The builders quoted for contracts totalling £1.8 million and collected as much cash up front as possible before leaving their victims “in the lurch” and disappearing.
Mark Dixon, 43, Nicholas Harris, 45, and Matthew Higgins, 33, were found guilty by a jury at Bristol Crown Court of a charge of conspiracy to defraud after a three-month trial.
The men showed little emotion as the verdicts were read out, but some relatives in the public gallery sobbed. Co-accused Leighton Docksey, 34, and Lee Ireson, 30, were found not guilty.
The men ran two linked firms called Construction Management Development Ltd and CMD Services Ltd to con more than 50 people across the south of England out of more than £900,000.
Opening the case for the Crown in September, Prosecutor Rupert Lowe said:
“Their business was to get as much money out of their customers as quickly as they could and leave them in the lurch with a half-finished project and in a mess. They were left out of pocket by the greed and dishonesty by the five men in the dock.

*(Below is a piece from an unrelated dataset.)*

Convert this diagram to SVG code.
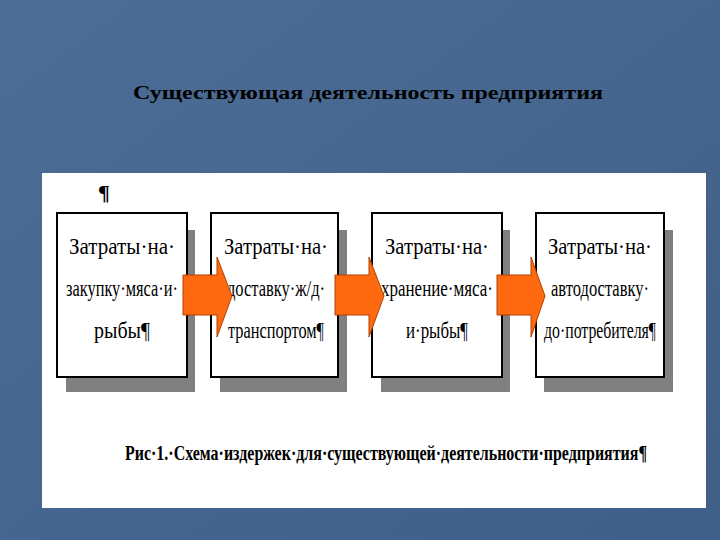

They found it was a very profitable way of doing business.”
The gang targeted home owners who had been granted planning permission for extensions. They claimed to be specialists at one and two-storey extensions. Once a contract was signed the gang would get their victims to hand over a deposit of between 10% and 20% ahead of work starting.
Dixon, of Ash Lane, Down Hatherley; Harris, of Ash Path, Upton St Leonards; Higgins, of Nelson Street; Docksey, of Bathurst Road, all Gloucester, and Ireson, of Benhall Gardens, Gloucester Road, Cheltenham, all denied a charge of conspiracy to defraud between April 2005 and October 2007.
After 44 and a half hours of deliberations, the jury of eight men and four women unanimously found Dixon and Harris guilty. Higgins was convicted by a majority of 10-2, while Docksey and Ireson were acquitted.
The men deceived residents in Gloucestershire, Worcestershire, West Midlands, Bristol, Wiltshire, Devon, Cornwall, Oxfordshire, Berkshire, Hampshire, Hertfordshire, Buckinghamshire, Surrey, and Kent.
Sentencing was adjourned to a date to be fixed.